The request>
Quote each line of the material verbatim, without the pictures.

Source excerpt>
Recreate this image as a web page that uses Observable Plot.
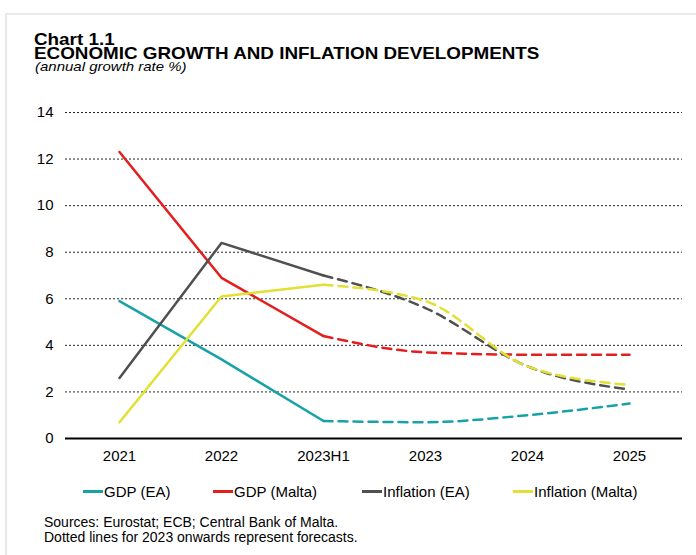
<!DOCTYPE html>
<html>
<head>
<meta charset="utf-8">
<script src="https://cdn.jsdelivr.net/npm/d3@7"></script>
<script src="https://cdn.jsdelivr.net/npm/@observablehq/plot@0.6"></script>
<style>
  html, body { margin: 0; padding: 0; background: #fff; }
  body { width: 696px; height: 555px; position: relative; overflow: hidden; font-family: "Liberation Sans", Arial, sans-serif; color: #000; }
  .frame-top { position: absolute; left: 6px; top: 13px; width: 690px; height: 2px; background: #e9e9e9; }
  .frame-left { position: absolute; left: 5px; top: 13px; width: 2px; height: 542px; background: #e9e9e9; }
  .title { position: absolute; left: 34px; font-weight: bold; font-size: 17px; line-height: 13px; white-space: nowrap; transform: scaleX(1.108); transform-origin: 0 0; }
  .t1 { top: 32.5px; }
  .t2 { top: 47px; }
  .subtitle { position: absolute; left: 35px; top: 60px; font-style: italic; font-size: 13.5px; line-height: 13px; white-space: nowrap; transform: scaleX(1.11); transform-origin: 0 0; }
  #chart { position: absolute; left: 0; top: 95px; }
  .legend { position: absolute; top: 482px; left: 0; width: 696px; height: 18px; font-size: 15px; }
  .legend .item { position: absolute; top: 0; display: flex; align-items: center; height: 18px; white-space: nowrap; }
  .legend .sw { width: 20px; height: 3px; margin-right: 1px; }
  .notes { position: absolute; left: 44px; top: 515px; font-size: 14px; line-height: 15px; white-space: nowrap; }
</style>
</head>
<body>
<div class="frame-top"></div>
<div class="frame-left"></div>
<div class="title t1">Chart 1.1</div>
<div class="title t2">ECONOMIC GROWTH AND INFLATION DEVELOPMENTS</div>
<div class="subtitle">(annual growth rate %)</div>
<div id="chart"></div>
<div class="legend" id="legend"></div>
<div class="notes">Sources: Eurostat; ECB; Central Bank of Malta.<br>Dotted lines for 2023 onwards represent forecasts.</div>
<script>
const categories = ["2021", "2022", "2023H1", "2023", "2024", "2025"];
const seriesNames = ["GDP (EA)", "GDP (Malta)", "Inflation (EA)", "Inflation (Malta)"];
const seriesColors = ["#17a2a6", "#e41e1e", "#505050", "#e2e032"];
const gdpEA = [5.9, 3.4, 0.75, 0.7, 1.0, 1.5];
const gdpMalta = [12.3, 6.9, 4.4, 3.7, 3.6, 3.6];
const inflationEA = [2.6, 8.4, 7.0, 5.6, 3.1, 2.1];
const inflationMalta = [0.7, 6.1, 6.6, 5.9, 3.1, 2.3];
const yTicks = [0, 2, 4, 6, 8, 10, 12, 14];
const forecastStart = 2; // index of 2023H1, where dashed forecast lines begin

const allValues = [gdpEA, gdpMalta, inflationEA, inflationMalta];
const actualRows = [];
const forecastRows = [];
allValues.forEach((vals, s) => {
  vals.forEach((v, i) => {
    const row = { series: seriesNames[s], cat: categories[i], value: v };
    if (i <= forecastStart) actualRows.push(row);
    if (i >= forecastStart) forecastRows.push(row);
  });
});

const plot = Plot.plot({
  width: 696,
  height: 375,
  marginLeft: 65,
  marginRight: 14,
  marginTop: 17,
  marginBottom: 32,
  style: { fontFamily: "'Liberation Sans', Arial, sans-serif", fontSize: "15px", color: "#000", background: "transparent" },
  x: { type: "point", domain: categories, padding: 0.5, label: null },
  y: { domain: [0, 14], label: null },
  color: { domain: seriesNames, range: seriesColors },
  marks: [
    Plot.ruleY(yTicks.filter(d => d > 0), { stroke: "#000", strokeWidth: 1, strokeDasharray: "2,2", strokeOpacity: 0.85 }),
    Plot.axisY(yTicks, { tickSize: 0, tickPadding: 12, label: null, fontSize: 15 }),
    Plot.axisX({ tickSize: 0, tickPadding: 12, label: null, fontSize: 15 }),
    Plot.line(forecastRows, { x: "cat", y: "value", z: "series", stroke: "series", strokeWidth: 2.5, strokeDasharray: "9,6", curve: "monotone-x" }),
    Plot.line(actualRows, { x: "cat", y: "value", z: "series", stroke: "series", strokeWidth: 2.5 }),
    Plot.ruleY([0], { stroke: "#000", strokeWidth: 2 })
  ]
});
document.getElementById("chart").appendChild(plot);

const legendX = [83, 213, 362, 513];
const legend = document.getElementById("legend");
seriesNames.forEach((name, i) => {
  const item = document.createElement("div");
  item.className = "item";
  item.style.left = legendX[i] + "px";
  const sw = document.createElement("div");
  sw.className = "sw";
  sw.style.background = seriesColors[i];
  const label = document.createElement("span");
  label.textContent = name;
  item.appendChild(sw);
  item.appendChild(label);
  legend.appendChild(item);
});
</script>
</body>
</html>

Final result>
Recreate this image as a web page that uses Observable Plot.
<!DOCTYPE html>
<html>
<head>
<meta charset="utf-8">
<script src="https://cdn.jsdelivr.net/npm/d3@7"></script>
<script src="https://cdn.jsdelivr.net/npm/@observablehq/plot@0.6"></script>
<style>
  html, body { margin: 0; padding: 0; background: #fff; }
  body { width: 696px; height: 555px; position: relative; overflow: hidden; font-family: "Liberation Sans", Arial, sans-serif; color: #000; }
  .frame-top { position: absolute; left: 6px; top: 13px; width: 690px; height: 2px; background: #e9e9e9; }
  .frame-left { position: absolute; left: 5px; top: 13px; width: 2px; height: 542px; background: #e9e9e9; }
  .title { position: absolute; left: 34px; font-weight: bold; font-size: 17px; line-height: 13px; white-space: nowrap; transform: scaleX(1.108); transform-origin: 0 0; }
  .t1 { top: 32.5px; }
  .t2 { top: 47px; }
  .subtitle { position: absolute; left: 35px; top: 60px; font-style: italic; font-size: 13.5px; line-height: 13px; white-space: nowrap; transform: scaleX(1.11); transform-origin: 0 0; }
  #chart { position: absolute; left: 0; top: 95px; }
  .legend { position: absolute; top: 482px; left: 0; width: 696px; height: 18px; font-size: 15px; }
  .legend .item { position: absolute; top: 0; display: flex; align-items: center; height: 18px; white-space: nowrap; }
  .legend .sw { width: 20px; height: 3px; margin-right: 1px; }
  .notes { position: absolute; left: 44px; top: 515px; font-size: 14px; line-height: 15px; white-space: nowrap; }
</style>
</head>
<body>
<div class="frame-top"></div>
<div class="frame-left"></div>
<div class="title t1">Chart 1.1</div>
<div class="title t2">ECONOMIC GROWTH AND INFLATION DEVELOPMENTS</div>
<div class="subtitle">(annual growth rate %)</div>
<div id="chart"></div>
<div class="legend" id="legend"></div>
<div class="notes">Sources: Eurostat; ECB; Central Bank of Malta.<br>Dotted lines for 2023 onwards represent forecasts.</div>
<script>
const categories = ["2021", "2022", "2023H1", "2023", "2024", "2025"];
const seriesNames = ["GDP (EA)", "GDP (Malta)", "Inflation (EA)", "Inflation (Malta)"];
const seriesColors = ["#17a2a6", "#e41e1e", "#505050", "#e2e032"];
const gdpEA = [5.9, 3.4, 0.75, 0.7, 1.0, 1.5];
const gdpMalta = [12.3, 6.9, 4.4, 3.7, 3.6, 3.6];
const inflationEA = [2.6, 8.4, 7.0, 5.6, 3.1, 2.1];
const inflationMalta = [0.7, 6.1, 6.6, 5.9, 3.1, 2.3];
const yTicks = [0, 2, 4, 6, 8, 10, 12, 14];
const forecastStart = 2; // index of 2023H1, where dashed forecast lines begin

const allValues = [gdpEA, gdpMalta, inflationEA, inflationMalta];
const actualRows = [];
const forecastRows = [];
allValues.forEach((vals, s) => {
  vals.forEach((v, i) => {
    const row = { series: seriesNames[s], cat: categories[i], value: v };
    if (i <= forecastStart) actualRows.push(row);
    if (i >= forecastStart) forecastRows.push(row);
  });
});

const plot = Plot.plot({
  width: 696,
  height: 375,
  marginLeft: 65,
  marginRight: 14,
  marginTop: 17,
  marginBottom: 32,
  style: { fontFamily: "'Liberation Sans', Arial, sans-serif", fontSize: "15px", color: "#000", background: "transparent" },
  x: { type: "point", domain: categories, padding: 0.5, label: null },
  y: { domain: [0, 14], label: null },
  color: { domain: seriesNames, range: seriesColors },
  marks: [
    Plot.ruleY(yTicks.filter(d => d > 0), { stroke: "#000", strokeWidth: 1, strokeDasharray: "2,2", strokeOpacity: 0.85 }),
    Plot.axisY(yTicks, { tickSize: 0, tickPadding: 12, label: null, fontSize: 15 }),
    Plot.axisX({ tickSize: 0, tickPadding: 12, label: null, fontSize: 15 }),
    Plot.line(forecastRows, { x: "cat", y: "value", z: "series", stroke: "series", strokeWidth: 2.5, strokeDasharray: "9,6", curve: "monotone-x" }),
    Plot.line(actualRows, { x: "cat", y: "value", z: "series", stroke: "series", strokeWidth: 2.5 }),
    Plot.ruleY([0], { stroke: "#000", strokeWidth: 2 })
  ]
});
document.getElementById("chart").appendChild(plot);

const legendX = [83, 213, 362, 513];
const legend = document.getElementById("legend");
seriesNames.forEach((name, i) => {
  const item = document.createElement("div");
  item.className = "item";
  item.style.left = legendX[i] + "px";
  const sw = document.createElement("div");
  sw.className = "sw";
  sw.style.background = seriesColors[i];
  const label = document.createElement("span");
  label.textContent = name;
  item.appendChild(sw);
  item.appendChild(label);
  legend.appendChild(item);
});
</script>
</body>
</html>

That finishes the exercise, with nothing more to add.